The Relativistic Schr\"odinger Theory (RST) has been set up as an alternative form of particle theory. This theory obeys the fundamental symmetries which are required to hold for any meaningful theory: gauge and Lorentz covariance (RST can be formulated even over a pseudo-Riemannian space-time). But the question is now whether obeying those fundamental symmetries is sufficient for the practical success of a theory, i.e. whether the predictions are in agreement with the experimental findings. In this context, the non-relativistic energy spectrum of positronium has been considered in some precedent papers. Here, the problem is that exact solutions of the RST eigenvalue system cannot be obtained and one has to resort to approximate solutions.

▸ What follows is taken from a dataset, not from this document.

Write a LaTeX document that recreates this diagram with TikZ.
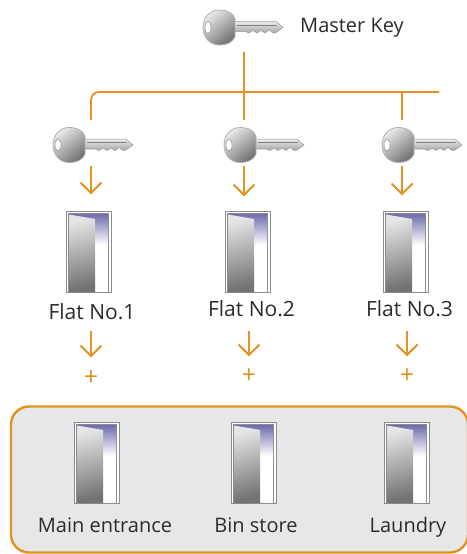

For this purpose, a variational method is applied in the present paper which yields the RST groundstate energy smaller than the former results and than its conventional counterpart by some 10\%. Such deviations are also observed when one compares the approximate RST spectrum (up to quantum numbers n≈ 100) to the corresponding predictions of the conventional theory. It seems presently not possible to decide whether those deviations are due to RST itself or are merely due to the applied approximation technique. Thus the practical usefulness of RST must remain unclarified for the moment.